There’s one particular type of waiting that I’ve practiced, quite successfully, for the bulk of my existence, much to my dismay. I’m often a spectator of my own life. I wait for life to happen to me, rather than carefully crafting the life I long for. I wrote a song about it once entitled, “Wishing”. The chorus illustrates this point perfectly.
I don’t wanna spend my life wishing
And never really living
Wishing I was somewhere else
Wishing I was someone else
I don’t wanna spend my life waiting for something to happen
Hoping for another day
Throwing my whole life away
Oh, I’m an expert dreamer, but not much of a doer and you’ve heard this before, if you’ve been following my blog. For me, there’s a disconnect between the wish and the wish fulfillment, but I know that wishes are rubbish, if they don’t come to pass, not something to build your life on, and God intended me to be a vibrant, fully-functioning, world-changing human being, not a hunched over bench-warmer.

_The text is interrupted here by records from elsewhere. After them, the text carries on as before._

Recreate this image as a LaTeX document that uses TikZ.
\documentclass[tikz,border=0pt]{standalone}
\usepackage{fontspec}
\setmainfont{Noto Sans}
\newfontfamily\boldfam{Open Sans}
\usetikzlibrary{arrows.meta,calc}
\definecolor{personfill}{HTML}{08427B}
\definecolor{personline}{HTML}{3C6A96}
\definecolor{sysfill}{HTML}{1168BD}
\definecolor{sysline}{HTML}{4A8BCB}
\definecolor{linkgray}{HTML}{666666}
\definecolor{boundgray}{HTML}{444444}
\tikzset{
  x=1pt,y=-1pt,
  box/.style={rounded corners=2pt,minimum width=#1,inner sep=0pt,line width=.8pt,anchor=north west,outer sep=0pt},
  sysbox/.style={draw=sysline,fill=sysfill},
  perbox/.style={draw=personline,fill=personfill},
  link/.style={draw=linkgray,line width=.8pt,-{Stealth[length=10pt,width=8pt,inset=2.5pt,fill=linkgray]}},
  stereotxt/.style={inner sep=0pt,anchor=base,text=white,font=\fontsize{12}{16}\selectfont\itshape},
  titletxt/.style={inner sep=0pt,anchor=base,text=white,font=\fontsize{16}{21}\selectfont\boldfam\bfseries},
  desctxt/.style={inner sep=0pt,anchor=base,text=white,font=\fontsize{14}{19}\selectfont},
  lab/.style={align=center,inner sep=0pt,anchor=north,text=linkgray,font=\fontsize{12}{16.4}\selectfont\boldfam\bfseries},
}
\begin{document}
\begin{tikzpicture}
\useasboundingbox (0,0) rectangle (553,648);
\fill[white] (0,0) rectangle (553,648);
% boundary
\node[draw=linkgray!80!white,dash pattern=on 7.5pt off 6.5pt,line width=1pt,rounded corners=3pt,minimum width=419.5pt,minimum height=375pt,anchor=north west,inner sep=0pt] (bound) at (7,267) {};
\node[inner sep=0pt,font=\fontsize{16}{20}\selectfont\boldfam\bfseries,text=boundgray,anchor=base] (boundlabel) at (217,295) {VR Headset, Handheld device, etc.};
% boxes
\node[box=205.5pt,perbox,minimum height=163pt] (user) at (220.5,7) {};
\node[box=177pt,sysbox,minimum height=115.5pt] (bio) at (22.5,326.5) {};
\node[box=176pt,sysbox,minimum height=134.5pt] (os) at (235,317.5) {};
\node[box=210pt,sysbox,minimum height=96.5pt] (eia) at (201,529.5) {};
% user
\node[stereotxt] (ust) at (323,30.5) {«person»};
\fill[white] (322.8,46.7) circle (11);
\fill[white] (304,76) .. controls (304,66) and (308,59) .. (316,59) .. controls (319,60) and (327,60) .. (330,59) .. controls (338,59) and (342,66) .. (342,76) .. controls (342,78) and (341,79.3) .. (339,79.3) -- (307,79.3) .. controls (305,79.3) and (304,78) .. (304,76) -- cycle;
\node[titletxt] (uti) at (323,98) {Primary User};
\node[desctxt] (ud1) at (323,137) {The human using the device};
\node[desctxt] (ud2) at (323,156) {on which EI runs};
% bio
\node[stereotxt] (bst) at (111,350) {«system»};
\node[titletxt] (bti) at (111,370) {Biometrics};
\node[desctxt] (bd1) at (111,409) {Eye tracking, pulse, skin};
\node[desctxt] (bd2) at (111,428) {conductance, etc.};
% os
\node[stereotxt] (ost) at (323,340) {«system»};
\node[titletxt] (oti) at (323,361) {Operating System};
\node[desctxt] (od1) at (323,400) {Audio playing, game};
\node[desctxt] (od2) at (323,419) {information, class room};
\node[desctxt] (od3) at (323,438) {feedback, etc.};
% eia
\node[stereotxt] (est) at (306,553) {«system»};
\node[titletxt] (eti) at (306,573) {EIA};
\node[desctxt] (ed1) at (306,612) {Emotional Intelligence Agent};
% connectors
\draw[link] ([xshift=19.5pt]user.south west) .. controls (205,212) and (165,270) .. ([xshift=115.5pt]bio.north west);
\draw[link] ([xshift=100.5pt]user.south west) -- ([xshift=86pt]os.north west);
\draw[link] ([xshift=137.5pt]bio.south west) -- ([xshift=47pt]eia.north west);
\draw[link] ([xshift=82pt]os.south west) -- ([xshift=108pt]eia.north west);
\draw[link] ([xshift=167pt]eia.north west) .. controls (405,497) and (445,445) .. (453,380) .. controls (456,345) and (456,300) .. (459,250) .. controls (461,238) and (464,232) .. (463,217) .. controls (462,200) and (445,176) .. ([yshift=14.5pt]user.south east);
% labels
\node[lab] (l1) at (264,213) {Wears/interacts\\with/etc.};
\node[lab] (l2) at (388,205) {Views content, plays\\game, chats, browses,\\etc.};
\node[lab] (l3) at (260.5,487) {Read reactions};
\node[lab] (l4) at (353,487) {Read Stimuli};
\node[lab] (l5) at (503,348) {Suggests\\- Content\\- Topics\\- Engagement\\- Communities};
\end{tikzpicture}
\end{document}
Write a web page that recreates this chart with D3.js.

If I believe in a God who is all-powerful, a God who raised his son from the dead, a God who does miracles, a God who says emphatically, “all things are possible”, then I must believe that my lack of motivation, my reticence to take responsibility, my fickle commitment, my shoddy attempts, my mistakes, and my failures can be redeemed by the one who loves me and gifted me and is transforming me, even in my half-hearted yielding. Praise him, who knows are frailties and, yet, loves and uses us still! Not unlike my babies, as they waited in their beds for me to return, calling out for comfort, I wait on my Lord’s saving. But unlike my babies, I wait actively on the one who promises to complete the work he started in me some 46 years ago. The Bible says in 1 Corinthians 15:52 that upon Christ’s return, in the twinkling of an eye, we who love and follow him shall all be changed for good. I can hardly wait.